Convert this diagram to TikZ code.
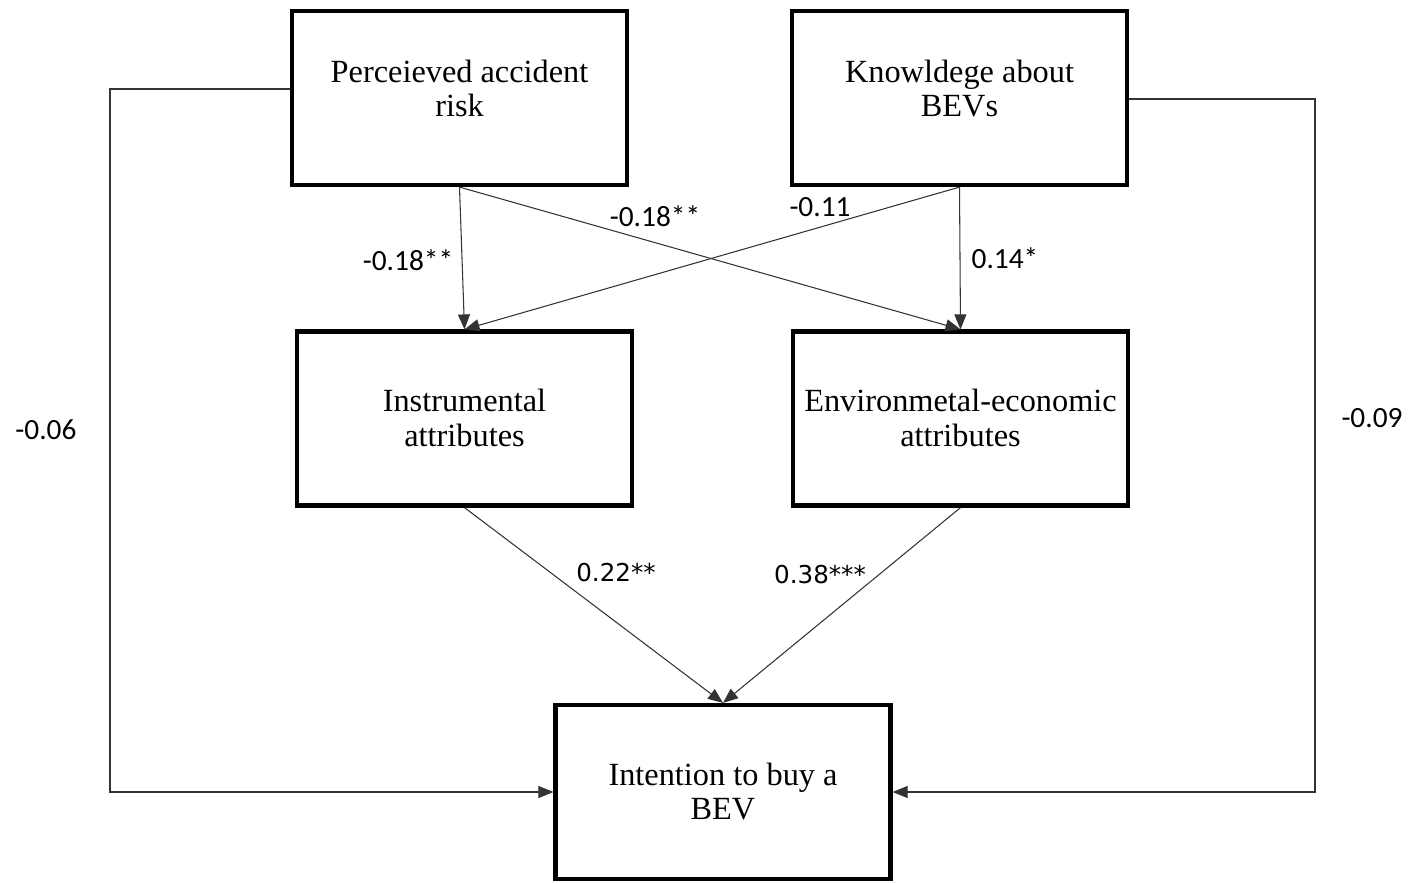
\documentclass[tikz,border=0pt]{standalone}
\usepackage{fontspec}
\setmainfont{Liberation Serif}
\newfontfamily\coeffont{Carlito}
\newfontfamily\coefbfont{DejaVu Sans}
\usepackage{tikz}
\usetikzlibrary{arrows.meta,calc}
\tikzset{
  construct/.style={draw, line width=2.4pt, minimum width=6.7cm, minimum height=3.48cm,
    align=center, font=\fontsize{18.4}{19.5}\selectfont, text depth=0.03cm, inner sep=0pt},
  path/.style={draw=black!80, line width=0.6pt, -{Triangle[length=0.3cm,width=0.24cm]}},
  coef/.style={font=\coeffont\fontsize{16.7}{18}\selectfont},
  coefb/.style={font=\coefbfont\fontsize{14}{16}\selectfont}
}

\begin{document}
\begin{tikzpicture}[x=0.02cm,y=-0.02cm]
\useasboundingbox (0,0) rectangle (1412,882);
\node[construct, text depth=0.39cm] (risk) at (459.5,98) {Perceieved accident\\risk};
\node[construct, text depth=0.39cm] (know) at (959.5,98) {Knowldege about\\BEVs};
\node[construct] (instr) at (464.5,418.5) {Instrumental\\attributes};
\node[construct] (envec) at (960.5,418.5) {Environmetal-economic\\attributes};
\node[construct] (intent) at (723,792) {Intention to buy a\\BEV};

\coordinate (ltop) at (110,89);
\coordinate (rtop) at (1315,99);

\draw[path] (risk.south) -- (instr.north);
\draw[path] (risk.south) -- (envec.north);
\draw[path] (know.south) -- (instr.north);
\draw[path] (know.south) -- (envec.north);
\draw[path] (instr.south) -- (intent.north);
\draw[path] (envec.south) -- (intent.north);
\draw[path] (risk.west |- ltop) -- (ltop) |- (intent.west);
\draw[path] (know.east |- rtop) -- (rtop) |- (intent.east);

\node[coef] (c1) at (408,260) {-0.18**};
\node[coef] (c2) at (655,216) {-0.18**};
\node[coef] (c3) at (820,207) {-0.11};
\node[coef] (c4) at (1005,258) {0.14*};
\node[coefb] (c5) at (616,573) {0.22**};
\node[coefb] (c6) at (820,575) {0.38***};
\node[coef] (c7) at (46,430) {-0.06};
\node[coef] (c8) at (1372,418) {-0.09};
\end{tikzpicture}
\end{document}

◆ Exercise requirements ◆
Copy out all the data without changing anything, and drop the pictures.

◆ Written solution ◆
Convert this diagram to TikZ code.
\documentclass[tikz,border=0pt]{standalone}
\usepackage{fontspec}
\setmainfont{Liberation Serif}
\newfontfamily\coeffont{Carlito}
\newfontfamily\coefbfont{DejaVu Sans}
\usepackage{tikz}
\usetikzlibrary{arrows.meta,calc}
\tikzset{
  construct/.style={draw, line width=2.4pt, minimum width=6.7cm, minimum height=3.48cm,
    align=center, font=\fontsize{18.4}{19.5}\selectfont, text depth=0.03cm, inner sep=0pt},
  path/.style={draw=black!80, line width=0.6pt, -{Triangle[length=0.3cm,width=0.24cm]}},
  coef/.style={font=\coeffont\fontsize{16.7}{18}\selectfont},
  coefb/.style={font=\coefbfont\fontsize{14}{16}\selectfont}
}

\begin{document}
\begin{tikzpicture}[x=0.02cm,y=-0.02cm]
\useasboundingbox (0,0) rectangle (1412,882);
\node[construct, text depth=0.39cm] (risk) at (459.5,98) {Perceieved accident\\risk};
\node[construct, text depth=0.39cm] (know) at (959.5,98) {Knowldege about\\BEVs};
\node[construct] (instr) at (464.5,418.5) {Instrumental\\attributes};
\node[construct] (envec) at (960.5,418.5) {Environmetal-economic\\attributes};
\node[construct] (intent) at (723,792) {Intention to buy a\\BEV};

\coordinate (ltop) at (110,89);
\coordinate (rtop) at (1315,99);

\draw[path] (risk.south) -- (instr.north);
\draw[path] (risk.south) -- (envec.north);
\draw[path] (know.south) -- (instr.north);
\draw[path] (know.south) -- (envec.north);
\draw[path] (instr.south) -- (intent.north);
\draw[path] (envec.south) -- (intent.north);
\draw[path] (risk.west |- ltop) -- (ltop) |- (intent.west);
\draw[path] (know.east |- rtop) -- (rtop) |- (intent.east);

\node[coef] (c1) at (408,260) {-0.18**};
\node[coef] (c2) at (655,216) {-0.18**};
\node[coef] (c3) at (820,207) {-0.11};
\node[coef] (c4) at (1005,258) {0.14*};
\node[coefb] (c5) at (616,573) {0.22**};
\node[coefb] (c6) at (820,575) {0.38***};
\node[coef] (c7) at (46,430) {-0.06};
\node[coef] (c8) at (1372,418) {-0.09};
\end{tikzpicture}
\end{document}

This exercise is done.